Simone de Beauvoir had the right idea when she wrote to Jean-Paul Sartre in 1938, “Dear little being, I’m not going to write you a long letter, though I’ve hundreds of things to tell you, because I prefer to tell them in person on Saturday.”

There’s no magic page count to shoot for, but keeping your letter to a sheet or two seems sensible. Consider what you want to say before you start writing, and aim to only include the most interesting updates, memories or anecdotes.

In other words, avoid tedium. Several decades before our attention spans were hammered to bits by smartphones, Evelyn Waugh begged Laura Waugh (who evidently decided to accept his marriage proposal) to zhuzh up her dispatches.

“Darling Laura, sweet whiskers, do try to write me better letters. … Do realize that a letter need not be a bald chronicle of events; I know you lead a dull life now, my heart bleeds for it, though I believe you could make it more interesting if you had the will,” he wrote. “But that is no reason to make your letters as dull as your life. I simply am not interested in Bridget’s children.”

Dive into a collection of decades-old love letters and you’ll find that many feel timeless. The language may be stiffer, certain idioms may be dated, but the sentiment is clear. A modern-day letter-writer may be inclined to mention pop culture or current events. Be judicious. Go overboard with those references, and in 10, 20 or 50 years, the recipient (or whoever happens upon your letter) may not have the slightest idea what you were talking about.

Stick to describing the person you adore and the circumstances of your relationship — even if those circumstances are occasionally unpleasant.

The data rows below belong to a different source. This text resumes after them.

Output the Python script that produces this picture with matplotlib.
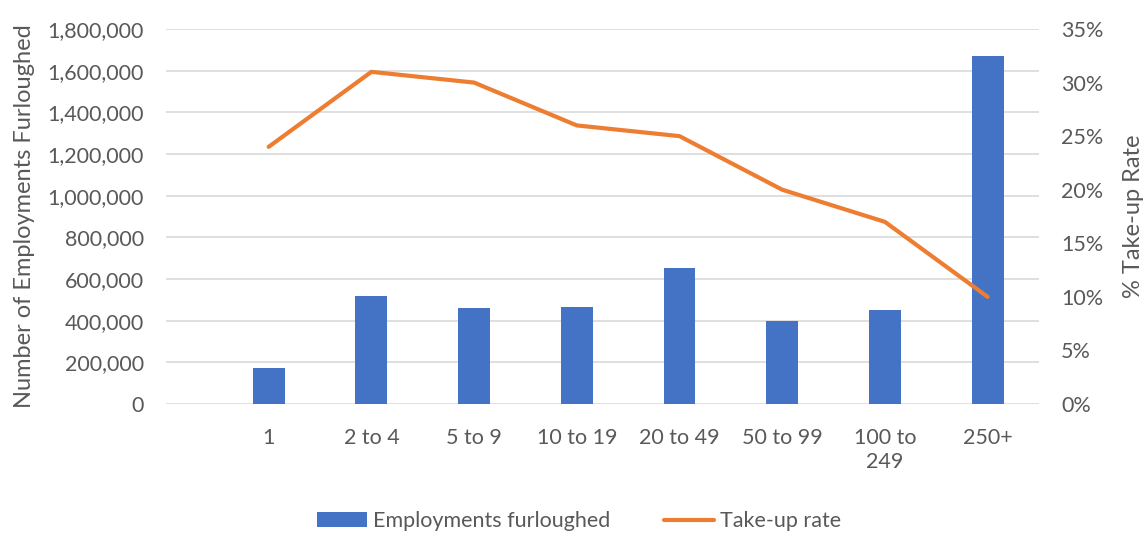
import matplotlib.pyplot as plt
from matplotlib.ticker import FuncFormatter, MultipleLocator

plt.rcParams['font.family'] = ['Lato', 'DejaVu Sans']

categories = ['1', '2 to 4', '5 to 9', '10 to 19', '20 to 49', '50 to 99', '100 to\n249', '250+']
furloughed = [173000, 520000, 460000, 467000, 652000, 396000, 451000, 1672000]
take_up = [24, 31, 30, 26, 25, 20, 17, 10]

grey = '#595959'
fig, ax = plt.subplots(figsize=(11.47, 5.36), dpi=100)
fig.subplots_adjust(left=0.1447, right=0.9058, top=0.9459, bottom=0.2463)

x = list(range(len(categories)))
bars = ax.bar(x, furloughed, width=0.31, color='#4472C4', label='Employments furloughed', zorder=2)
ax.set_ylim(0, 1800000)
ax.set_xlim(-1, 7.5)
ax.yaxis.set_major_locator(MultipleLocator(200000))
ax.yaxis.set_major_formatter(FuncFormatter(lambda v, p: f'{int(v):,}'))
ax.grid(axis='y', color='#D9D9D9', linewidth=1.2, zorder=0)
ax.set_axisbelow(True)
ax.set_xticks(x)
ax.set_xticklabels(categories, va='top', linespacing=1.25)
for s in ax.spines.values():
    s.set_visible(False)
ax.tick_params(axis='both', length=0, labelsize=15.5, colors=grey)
ax.tick_params(axis='y', pad=16)
ax.tick_params(axis='x', pad=17)
ax.set_ylabel('Number of Employments Furloughed', fontsize=17, color=grey, labelpad=9)

ax2 = ax.twinx()
line, = ax2.plot(x, take_up, color='#ED7D31', linewidth=3, solid_capstyle='round',
                 label='Take-up rate', zorder=3)
ax2.set_ylim(0, 35)
ax2.yaxis.set_major_locator(MultipleLocator(5))
ax2.yaxis.set_major_formatter(FuncFormatter(lambda v, p: f'{int(v)}%'))
for s in ax2.spines.values():
    s.set_visible(False)
ax2.tick_params(axis='y', length=0, labelsize=15.5, colors=grey, pad=16)
ax2.set_ylabel('% Take-up Rate', fontsize=17, color=grey, labelpad=14)

fig.legend([bars, line], ['Employments furloughed', 'Take-up rate'], loc='lower center',
           bbox_to_anchor=(0.505, -0.027), ncol=2, frameon=False, fontsize=15.5,
           labelcolor=grey, handlelength=2.3, handleheight=0.65, columnspacing=2.5,
           handletextpad=0.3)

fig.savefig('out.png', dpi=100)
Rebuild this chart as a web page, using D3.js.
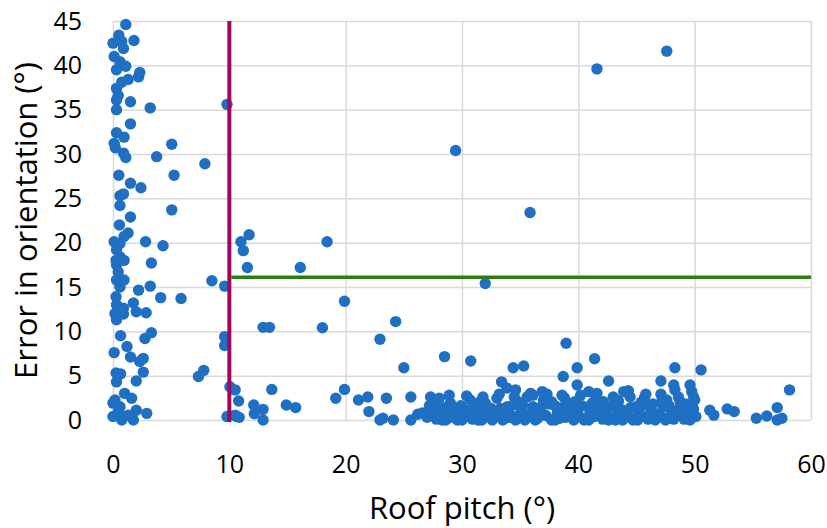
<!DOCTYPE html>
<meta charset="utf-8">
<style>
body { margin: 0; background: #fff; }
.grid line { stroke: #d9d9d9; stroke-width: 1.5px; }
.grid path { display: none; }
.tick text { font: 25px "Open Sans", sans-serif; fill: #000; }
.title { font: 31px "Open Sans", sans-serif; fill: #000; }
.dot { fill: #1f6fc2; }
</style>
<body>
<script src="https://d3js.org/d3.v7.min.js"></script>
<script>

// roof pitch (deg), orientation error (deg)
var flatRoofs = [
  [1.1,44.6],[0.5,43.4],[0,42.5],[0.75,42.7],[1.8,42.8],[0.9,41.9],[0.1,41],[0.6,40.4],[0.3,39.5],[1.1,39.9],
  [2.3,39.2],[2.2,38.7],[1.3,38.4],[0.75,38.1],[0.3,37.4],[0.45,36.6],[1.5,35.9],[0.3,36.1],[0.3,35],[3.2,35.2],
  [1.5,33.4],[0.3,32.4],[0.95,31.9],[0.1,31.2],[0.2,30.7],[5.05,31.1],[0.9,30.1],[1.1,29.6],[3.75,29.7],[5.25,27.6],
  [0.5,27.6],[1.5,26.7],[2.4,26.2],[0.9,25.5],[0.6,25.3],[0.6,24.2],[5.05,23.7],[1.5,22.9],[7.9,28.9],[9.8,35.6],
  [0.55,22],[1.3,21.1],[0.95,20.7],[0.1,20.1],[0.6,19.9],[2.8,20.1],[4.3,19.65],[0.3,19.2],[0.6,18.4],[0.26,18],
  [0.95,18],[3.3,17.7],[0.3,17.5],[0.45,16.7],[0.3,15.8],[0.95,15.8],[0.6,15],[2.2,14.65],[3.2,15.1],[4.1,13.8],
  [5.85,13.7],[0.26,13.9],[0.3,13],[0.9,12.6],[1.75,13.2],[0.17,12],[0.9,11.95],[2.0,12.2],[2.85,12.1],[0.3,11.3],
  [3.3,9.85],[2.75,9.2],[0.65,9.5],[0.1,7.6],[1.2,8.3],[1.5,7.1],[2.6,6.95],[2.3,6.6],[2.6,5.4],[0.26,5.3],
  [0.65,5.2],[0.3,4.3],[2.0,4.4],[1.0,3.0],[0.17,2.25],[1.6,2.45],[0,1.9],[0.6,1.5],[2.0,1.1],[2.9,0.75],
  [0,0.4],[0.75,0],[1.75,0],[1.3,0.55],[0.45,0.95],[7.35,4.9],[7.8,5.6],[8.5,15.7],[9.6,15.1],[9.6,9.4],
  [9.6,8.4],[9.8,0.4]
];

var pitchedRoofs = [
  [10.05,3.75],[10.5,3.4],[10.8,2.15],[10.5,0.55],[10.85,0.3],[10.6,0.4],[12.1,1.7],[12.9,1.2],[12.15,0.7],[12.9,0],
  [12.9,10.45],[13.45,10.45],[13.65,3.45],[11,20.1],[11.7,20.9],[11.2,19.1],[11.55,17.2],[16.1,17.2],[18.4,20.1],[19.9,13.4],
  [18.0,10.4],[22.95,9.1],[14.9,1.7],[15.7,1.4],[19.15,2.45],[19.9,3.45],[21.1,2.25],[21.9,2.6],[22,0.95],[22.95,0],
  [24.3,11.1],[28.5,7.15],[30.75,6.65],[25.0,5.9],[34.4,5.9],[35.3,6.1],[32.0,15.4],[29.45,30.4],[35.85,23.4],[23.5,2.45],
  [25.6,2.6],[26.2,0.65],[25.6,0],[24.1,0],[23.2,0.2],[28.05,2.45],[38.95,8.65],[39.9,5.9],[41.4,6.9],[38.7,4.9],
  [33.4,4.3],[33.85,3.6],[34.6,3.4],[36.9,3.2],[39.9,3.95],[40.9,3.2],[30.7,2.25],[31.55,2.05],[33,2.45],[35.6,2.6],
  [36.1,2.8],[37.7,2.05],[38.6,2.8],[39.7,2.05],[41.6,2.25],[48.3,5.9],[50.55,5.65],[42.6,4.4],[47.1,4.4],[45.8,2.9],
  [43.9,3.2],[44.45,2.6],[43.45,2.15],[48.2,3.95],[48.3,3.4],[48.6,2.6],[48.75,2.05],[49.6,3.95],[49.75,3.2],[49.9,2.6],
  [50.0,2.25],[51.3,1.1],[51.65,0.55],[52.8,1.25],[53.4,0.95],[55.3,0.2],[56.2,0.45],[57.1,1.4],[57.1,0],[57.5,0.2],
  [58.15,3.4],[42.15,2.05],[41.45,2.25],[47.2,2.25],[47.6,2.25],[41.6,39.6],[47.6,41.6]
];

// the crowded band along the bottom, 27-50 deg
var denseBand = [
  [27.0,0.3],[27.4,1.0],[27.8,0.1],[28.1,0.7],[28.5,1.4],[28.8,0.2],[29.2,0.9],[29.6,0.0],[29.9,1.6],[30.2,0.5],
  [30.5,1.1],[30.9,0.1],[31.2,0.8],[31.6,1.5],[31.9,0.3],[32.3,1.0],[32.6,0.0],[33.0,0.6],[33.3,1.3],[33.7,0.2],
  [34.0,0.9],[34.4,1.7],[34.7,0.4],[35.1,1.2],[35.4,0.0],[35.8,0.7],[36.1,1.5],[36.5,0.2],[36.8,1.0],[37.2,0.5],
  [37.5,1.8],[37.9,0.1],[38.2,0.8],[38.6,1.4],[38.9,0.3],[39.3,1.1],[39.6,0.0],[40.0,0.6],[40.3,1.6],[40.7,0.2],
  [41.0,0.9],[41.4,0.4],[41.7,1.3],[42.1,0.1],[42.4,0.8],[42.8,1.5],[43.1,0.3],[43.5,1.0],[43.8,0.0],[44.2,0.6],
  [44.5,1.4],[44.9,0.2],[45.2,0.9],[45.6,1.7],[45.9,0.4],[46.3,1.1],[46.6,0.0],[47.0,0.7],[47.3,1.5],[47.7,0.2],
  [48.0,1.0],[48.4,0.5],[48.7,1.3],[49.1,0.1],[49.4,0.8],[49.8,1.6],[50.1,0.4],
  [27.6,2.0],[28.3,0.0],[29.0,1.9],[29.4,0.5],[30.0,0.0],[30.7,0.4],[31.4,0.0],[32.0,1.9],[32.8,0.5],[33.5,0.0],
  [34.2,0.3],[34.9,2.0],[35.6,0.4],[36.3,0.0],[37.0,2.2],[37.7,0.0],[38.4,0.2],[39.1,1.9],[39.8,0.3],[40.5,0.0],
  [41.2,1.9],[41.9,0.6],[42.6,0.0],[43.3,1.9],[44.0,0.3],[44.7,0.0],[45.4,2.0],[46.1,0.6],[46.8,0.3],[47.5,0.0],
  [48.2,0.1],[48.9,0.6],[49.6,0.0],[26.6,0.8],[27.2,1.6],
  [27.3,2.6],[28.0,1.2],[28.9,2.8],[29.7,1.2],[30.4,2.7],[31.0,1.4],[31.8,2.6],[32.5,1.3],[33.2,2.9],[33.9,1.5],
  [34.5,2.6],[35.2,1.7],[35.9,3.0],[36.6,1.3],[37.3,2.9],[38.0,1.6],[38.8,2.5],[39.5,1.5],[40.2,2.8],[40.9,1.5],
  [41.6,3.0],[42.3,1.6],[43.0,2.6],[43.7,1.2],[44.3,3.3],[45.0,1.5],[45.7,2.6],[46.4,1.8],[47.1,2.9],[47.8,1.6],
  [48.5,1.0],[49.2,1.8],[49.9,1.2],[45.1,0.0],[46.0,0.1],[43.2,0.0],[40.9,0.0],[38.0,0.0],[34.6,0.0],[31.7,0.0],
  [28.6,0.0]
];

var xTicks = [0, 10, 20, 30, 40, 50, 60];
var yTicks = [0, 5, 10, 15, 20, 25, 30, 35, 40, 45];
var pitchLimit = 10;     // vertical line
var errorLimit = 16.1;   // horizontal line, right of pitchLimit

var width = 827, height = 528;
var plotLeft = 113, plotRight = 811, plotTop = 21, plotBottom = 420;

var x = d3.scaleLinear().domain([0, 60]).range([plotLeft, plotRight]);
var y = d3.scaleLinear().domain([0, 45]).range([plotBottom, plotTop]);

var svg = d3.select("body").append("svg")
    .attr("width", width)
    .attr("height", height);

svg.append("g")
    .attr("class", "grid")
    .attr("transform", "translate(" + plotLeft + ",0)")
    .call(d3.axisLeft(y).tickValues(yTicks).tickSize(-(plotRight - plotLeft)).tickPadding(31));

svg.append("g")
    .attr("class", "grid")
    .attr("transform", "translate(0," + plotBottom + ")")
    .call(d3.axisBottom(x).tickValues(xTicks).tickSize(-(plotBottom - plotTop)).tickPadding(35));

var points = flatRoofs.concat(pitchedRoofs, denseBand);

svg.append("g")
  .selectAll("circle")
  .data(points)
  .enter().append("circle")
    .attr("class", "dot")
    .attr("cx", function(d) { return x(d[0]); })
    .attr("cy", function(d) { return y(d[1]); })
    .attr("r", 5.7);

svg.append("line")
    .attr("x1", x(pitchLimit)).attr("x2", x(pitchLimit))
    .attr("y1", y(45)).attr("y2", y(0) + 2)
    .attr("stroke", "#a0065c")
    .attr("stroke-width", 4);

svg.append("line")
    .attr("x1", x(pitchLimit) + 2).attr("x2", x(60))
    .attr("y1", y(errorLimit)).attr("y2", y(errorLimit))
    .attr("stroke", "#2a7d12")
    .attr("stroke-width", 3.5);

svg.append("text")
    .attr("class", "title")
    .attr("x", (plotLeft + plotRight) / 2)
    .attr("y", 519)
    .attr("text-anchor", "middle")
    .text("Roof pitch (°)");

svg.append("text")
    .attr("class", "title")
    .attr("transform", "translate(37," + ((plotTop + plotBottom) / 2) + ") rotate(-90)")
    .attr("text-anchor", "middle")
    .text("Error in orientation (°)");

</script>
</body>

In June 1930, author Caradoc Evans wrote this to Marguerite Florence Laura Jarvis, a fellow writer who went by the pen name Oliver Sandys: “You ticked me off and I said unkind things to you. I provoked you and went on provoking and could not stop myself. … I vowed I would never see you again, but I cannot keep my vow. Albeit I come back to my love for you.”

Nearly 90 years later, not a drop of his meaning is lost.